Jennifer Stedron, National Conference of State Legislatures
A: The ARRA includes $255 million for quality improvement as part of the $2 billion allocation, of which $93.6 million are targeted for activities to improve the quality of care for infants and toddlers. This is in addition to the normal quality set-aside requirement in CCDBG that applies to expenditures—that is, states must spend a minimum of 4 percent of aggregate expenditures in the child care subsidy program on quality. This 4 percent minimum requirement also applies to the ARRA funds. So, if a state spends $100 for the subsidy program, and that $100 includes regular FY 09 discretionary funds, ARRA funds, mandatory funds and state match funds, the state must spend a minimum of $4 on quality activities and some portion of the $255 targeted for quality.

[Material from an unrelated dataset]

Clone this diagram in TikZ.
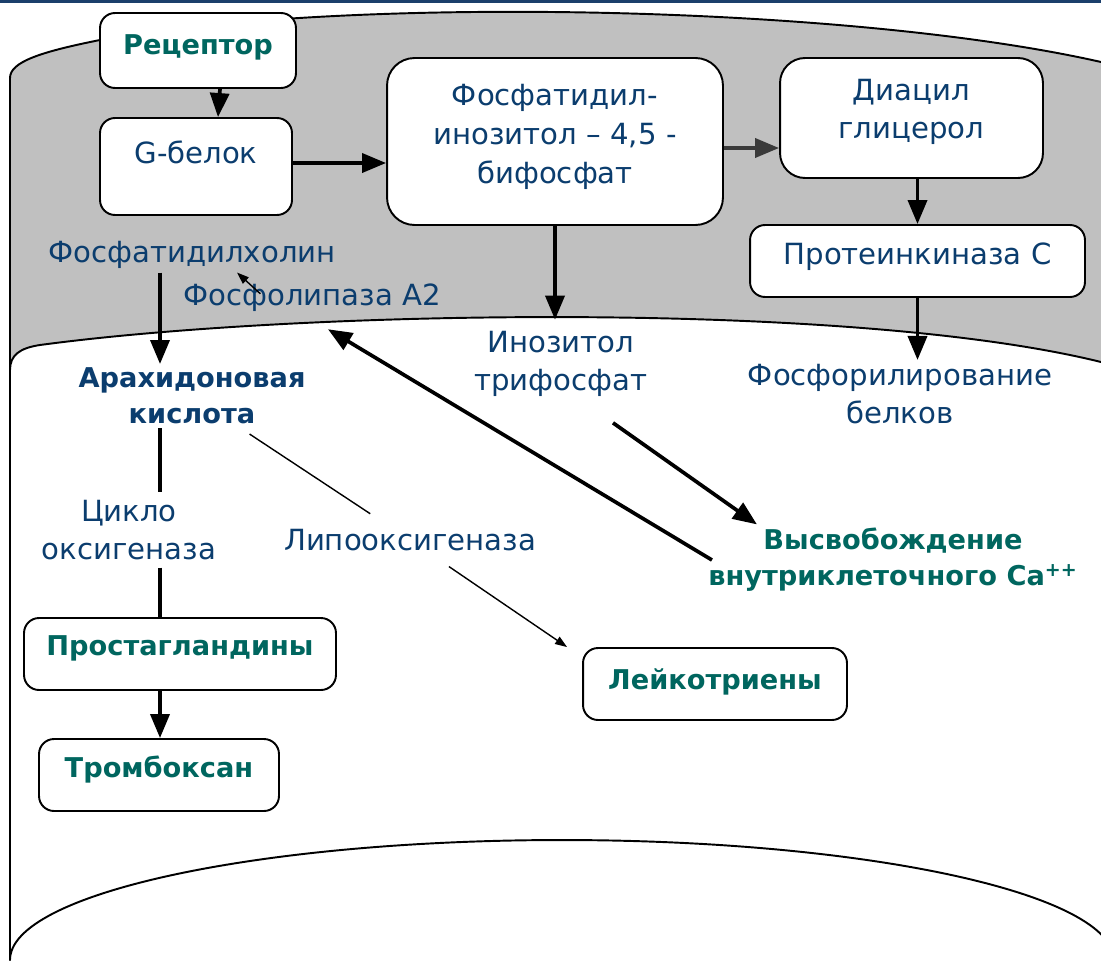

Danielle Ewen, Center for Law and Social Policy
A. Both state- and locally- focused initiatives are eligible for this major new discretionary fund of $5 billion, administered by the U.S. Department of Education. The fund includes $4.35 billion for what is being called Race to the Top Funds. These funds will reward both states and districts making significant progress in closing achievement gaps, among other things. The remainder of this discretionary pool, $650 million, is for the What Works and Innovation Fund, to reward districts and consortia of districts, as well as nonprofits, that are making significant progress in improving student outcomes. Detailed guidance has not been released but is expected in the coming weeks. Since early learning is an emphasis of the administration, it is expected that proposals including an early learning component would be favorably received.
Jennifer Stedron, National Conference of State Legislatures
A. The U.S. Department of Education (DOE) has released estimated allocations for all the funding streams, including IDEA.
50 percent of IDEA money should be awarded to to State Education Agencies (SEAs) by the end of March 2009, based on the state’s eligibility established for FY 2008. Local Education Agency (LEA) eligibility for the first 50 percent of the IDEA recovery funds is based on eligibility established by the LEA for FY 2008. The U.S. DOE has stated, “In accordance with the goals of the ARRA, a state should obligate IDEA recovery funds to LEAs expeditiously. A state should make the Part B Grants to States and Preschool Grants recovery funds that it receives in March available to LEAs by the end of April 2009.”
The other half of the funds will be awarded by Oct. 1, 2009. To receive the second half of the funds a state will need to submit an amended FY09 application. More directives on IDEA funds are available on the Department of Education’s website.